In Azure Data Factory, data movement and transformation form the backbone of ETL (Extract, Transform, Load) processes, facilitating seamless data integration across various sources and destinations. Leveraging robust connectors and data integration capabilities, Azure Data Factory enables the efficient movement of data from diverse sources, such as on-premises databases, cloud storage, and SaaS applications, to Azure data services or other target destinations.

A few commonly used activities are

  • Copy activity: Copies data from one location to another (e.g., from an on-premises database to Azure Blob Storage).
  • Data flow activity: Provides visual data transformation capabilities using a code-free interface.
  • HDInsight activities: Enable interaction with Hadoop clusters (Hive, Pig, MapReduce, and Streaming).

Monitoring and Management

Monitoring and management in Azure Data Factory are pivotal for ensuring the reliability, performance, and efficiency of data integration workflows. Azure Data Factory offers comprehensive monitoring capabilities that provide insights into the execution status, health, and resource utilization of data pipelines in real-time.

Through Azure Monitor, users can track key performance metrics such as pipeline execution times, data throughput, and resource consumption, enabling proactive identification and resolution of issues.
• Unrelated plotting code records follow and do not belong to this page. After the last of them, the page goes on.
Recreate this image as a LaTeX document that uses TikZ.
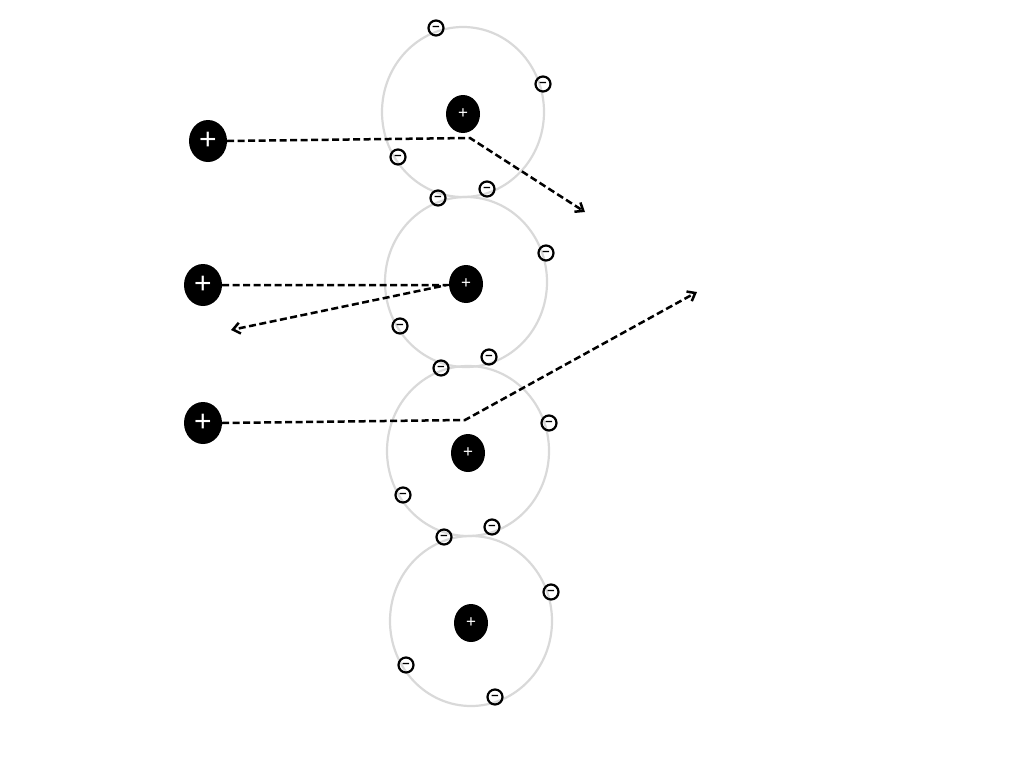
\documentclass[tikz,border=0pt]{standalone}
\usepackage{fontspec}
\setmainfont{Liberation Sans}
\begin{document}
\begin{tikzpicture}[x=1pt,y=-1pt,
 orbit/.style={draw=black!15,line width=2.2pt},
 nuc/.style={fill=black,ellipse,minimum width=34pt,minimum height=38pt,inner sep=0,text=white,font=\fontsize{17}{17}\selectfont},
 big/.style={fill=black,ellipse,minimum width=38pt,minimum height=42pt,inner sep=0,text=white,font=\fontsize{30}{30}\selectfont},
 el/.style={draw=black,line width=2.2pt,circle,minimum size=15pt,inner sep=0,font=\fontsize{13}{13}\selectfont\bfseries},
 path/.style={line width=2.5pt,dash pattern=on 7pt off 3.5pt},
 arr/.style={path,-{Straight Barb[length=7pt,width=11pt]}}]
\usetikzlibrary{shapes.geometric,arrows.meta}
\useasboundingbox (0,0) rectangle (1024,768);
\foreach \i/\x/\y in {1/463/112,2/466/282,3/468/451,4/471/621}{
 \draw[orbit] (\x,\y) ellipse [x radius=81, y radius=85];
 \node[nuc] (n\i) at (\x,\y+2) {+};}
\foreach \n/\x/\y in {a/436/28,b/543/84,c/398/157,d/487/189,e/438/198,f/546/253,g/400/326,h/489/357,i/441/368,j/549/423,k/403/495,l/492/527,m/444/537,o/551/592,p/406/665,q/495/697}
 \node[el] (e\n) at (\x,\y) {\raisebox{-1.5pt}{–}};
\node[big] (p1) at (208,141) {+};
\node[big] (p2) at (203,285) {+};
\node[big] (p3) at (203,423) {+};
\coordinate (k1) at (470,138); \coordinate (t1) at (585,212);
\coordinate (k2) at (447,285); \coordinate (t2) at (231,330);
\coordinate (k3) at (465,420); \coordinate (t3) at (697,292);
\draw[arr] (p1.east) -- (k1) -- (t1);
\draw[arr] (p2.east) -- (k2) -- (t2);
\draw[arr] (p3.east) -- (k3) -- (t3);
\end{tikzpicture}
\end{document}
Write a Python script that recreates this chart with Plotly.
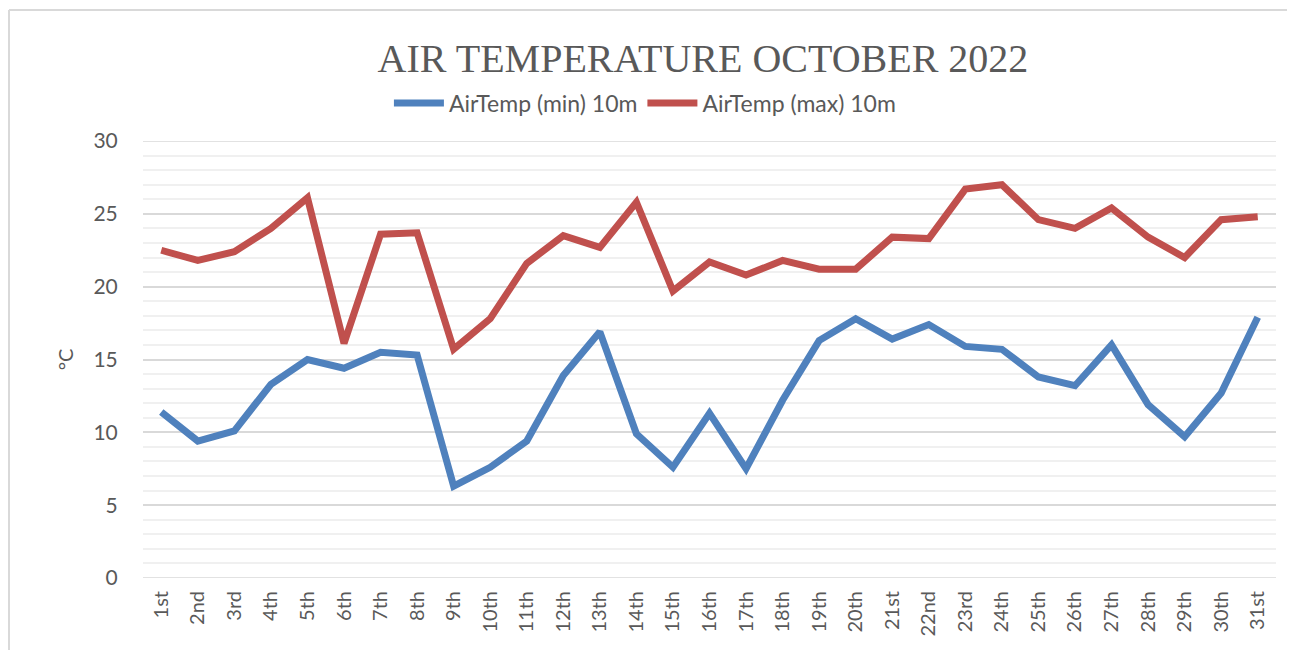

Additionally, built-in logging and auditing functionalities facilitate compliance and governance requirements by providing detailed records of data movement activities and pipeline executions.

Conclusion

Azure Data Factory emerges as a powerful data integration tool that empowers organizations to orchestrate and automate data movement and transformation processes across hybrid environments. With its rich set of features, seamless integration with other Azure services, and ability to handle diverse data sources, ADF enables organizations to unlock the full potential of their data, driving innovation and competitive advantage. By leveraging Azure Data Factory, organizations can streamline data integration workflows, accelerate time-to-insight, and make data-driven decisions that propel business growth and success in the digital age. Whether it's enterprise data warehousing, real-time data processing, or cloud data migration, Azure Data Factory offers a scalable and flexible solution for all data integration needs.